Cuando restan solo ocho meses para los comicios del 5 de noviembre, es menester que, en todas las áreas de responsabilidad de la Comisión Estatal de Elecciones (CEE), se hagan los ajustes y se tomen a tiempo las previsiones necesarias para garantizar un proceso diáfano y un resultado acorde con la soberana decisión del electorado.
Los pasos concretos, los resultados de las gestiones y la transparencia en la comunicación con la ciudadanía en todo lo relativo al ejercicio del voto, tienen un efecto multiplicador en la construcción de una sólida confianza pública en las elecciones, como vía para el mejoramiento del País.
En la edición de ayer, EL VOCERO reseñó un asunto que, por su naturaleza, requiere de atención con premura y recurrente en año electoral, y es el hecho de que, a este momento, entre 33,000 y 70,000 personas fallecidas figuran todavía en el registro de votantes activos.
Son cifras preocupantes, porque colocan al País en el riesgo de llegar al día del sufragio sin un patrón depurado en ese renglón y, por lo tanto, convertido en foco de incertidumbre en muchas direcciones, particularmente en lo que tiene que ver con el voto adelantado y el voto ausente.
Esas preocupaciones pueden cundir el ambiente, no solo en las elecciones generales de noviembre, sino desde mucho antes, pues en dos meses son las primarias, por lo menos en los partidos mayoritarios.
Se alega que la falta de presupuesto y el escaso personal son de los factores que han mantenido a “paso lento” el trabajo de sacar los nombres de los difuntos del registro de la Oficina de Control de Calidad y Exclusiones de la CEE. Debido a esa escasez –a la que se atribuye entonces la deficiencia operacional– de un total de 152,960 fallecidos, solo 82,401 habían sido removidos del registro al 22 de febrero pasado, según documentos provistos por el ente electoral a comisionados de partidos.
Adjudicándose el cuenta gotas a un problema presupuestario, debe entonces la CEE evaluar de urgencia sus disponibilidades para redistribuir recursos a las áreas que no pueden esperar, que representan prioridades críticas para la transparencia electoral.
Porque en el camino a noviembre no debe dejarse nada al azar.

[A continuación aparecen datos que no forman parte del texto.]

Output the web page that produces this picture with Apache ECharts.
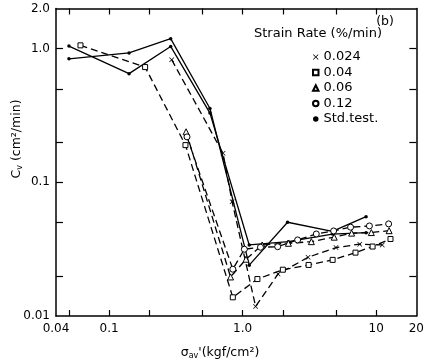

No puede dejarse ningún cabo suelto que pueda trastocar ni el trayecto ni la llegada. Más aún en un ejercicio eleccionario que tiene de antesala una crisis de confianza pública, como respuesta a los sucesivos escándalos de corrupción que han involucrado a funcionarios en puestos electivos.
Esta semana este diario también reseñó los resultados de un sondeo realizado por la firma Gaither, que arrojan que un 86 por ciento de los entrevistados considera corruptos a “todos” o a “la mayoría” de los políticos y partidos; y que un 35 por ciento irá a las urnas con la clara intención de provocar cambios en la situación del País.
Esta percepción en el electorado surge de la proliferación de casos de corrupción en investigación y atendidos ya en los tribunales. Y si este es el caso, que lo es, la CEE y la clase política tienen que esmerarse en la conducción de un proceso electoral de altura, que sobrepase las expectativas de decencia “más allá de duda razonable” y que no ponga en entredicho los órganos de la democracia.
Los recursos para actualizar el registro y para asegurar la distribución de todo el material y el personal necesario deben sacarse de donde sea, que sea legítimo.
Hay que rescatar la confianza del electorado, con transparencia, con información proactiva a la ciudadanía, en el entendido de que en estos procesos toda “confidencialidad” es dañina y en nada contribuye a rehabilitar esa confianza lesionada.
Porque en una democracia funcional, la confianza pública es el principal activo operacional –y de sustentabilidad– del sistema electoral.